Ein natürlicher Übergang
Zu den natürlichen Übergängen im Leben gehört, dass aus abhängigen kleinen Kindern selbstständige Erwachsene werden. Erwachsen werden heißt: im Verlauf seiner Entwicklung immer mehr zu lernen, Verantwortung für das eigene Leben zu übernehmen, aus der Obhut der Eltern wegzugehen und Eigenständigkeit einzuüben. Das bedeutet zum Beispiel, neuen Bindungen Raum zu geben, wenn man seinen Lebenskreis über die eigene Herkunftsfamilie hinaus erweitert. Der Sohn geht etwa ins Ausland, um dort für ein Jahr zu studieren. Oder die Tochter verlässt das Haus, weil sie in einer anderen Stadt die Arbeit gefunden hat, die sie immer gesucht hat.
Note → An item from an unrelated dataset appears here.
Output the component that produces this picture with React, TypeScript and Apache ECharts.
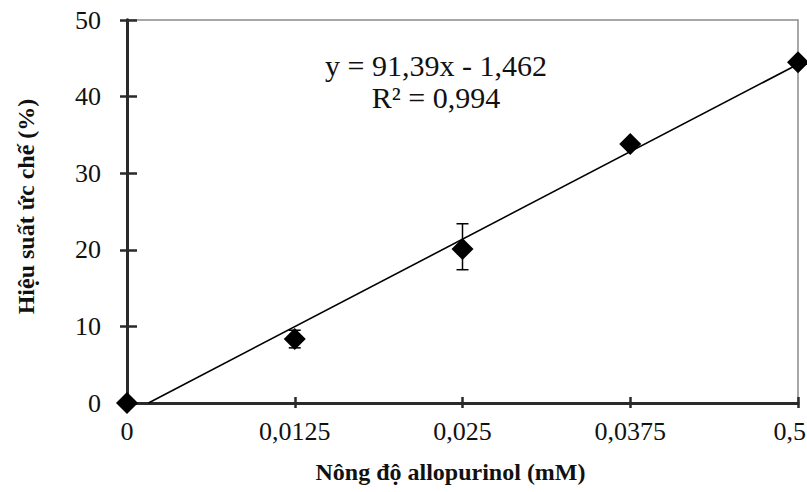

Oder aber die Kinder ziehen aus, weil sie mit Freundin oder Freund in eine gemeinsame Wohnung gehen und eine eigene Lebensform ausprobieren möchten. Es gibt viele Gründe, warum Kinder ausziehen. Aber ein solcher Auszug, eines oder gar aller Kinder, macht natürlich auch etwas mit den Eltern. Nicht immer sind sie nur froh, dass der häusliche Stress jetzt geringer wird. Nicht selten haben sie das Gefühl, dass das Haus auf einmal leer ist. Die täglich gelebte und erlebte Beziehung wird vermisst. Die Mutter erkennt auf einmal, wie sehr ihr die Anwesenheit des Sohnes gut getan hat. Der Vater vermisst die Tochter, mit der er so gute Gespräche hatte. Alles wird auf einmal anders.
Heilsames Erschrecken
Jetzt sind die Eltern auf sich allein gestellt. Oft genug bringt der Auszug der Kinder die Eltern in eine Ehekrise. Sie müssen nicht nur den Abschied von den Kindern verarbeiten. Jetzt müssen sie auch neu entdecken, was sie füreinander fühlen. Vielleicht erkennen sie, dass sie in letzter Zeit gar nicht viel miteinander gesprochen haben. Ihre Kommunikation hatte sich immer um die Kinder gedreht. Jetzt ist es an der Zeit, den Ehepartner neu zu entdecken. Manch ein Ehepartner erschrickt, wenn er erkennt, wie wenig er dem anderen zu sagen hat. Aber dieses Erschrecken kann auch heilsam sein. Es ist eine Einladung, sich bewusst Zeit füreinander zu nehmen, wieder einmal einen langen Spaziergang oder eine längere Wanderung zu unternehmen und miteinander darüber zu sprechen, wie sie das Leben nun zu zweit gestalten möchten. Was ist da bisher zu kurz gekommen zwischen uns? Was haben wir vernachlässigt? Worauf haben wir Lust? Was könnte uns gut tun? Und wie können wir wieder an die ersten Jahre anknüpfen, in denen wir auch allein mit uns waren?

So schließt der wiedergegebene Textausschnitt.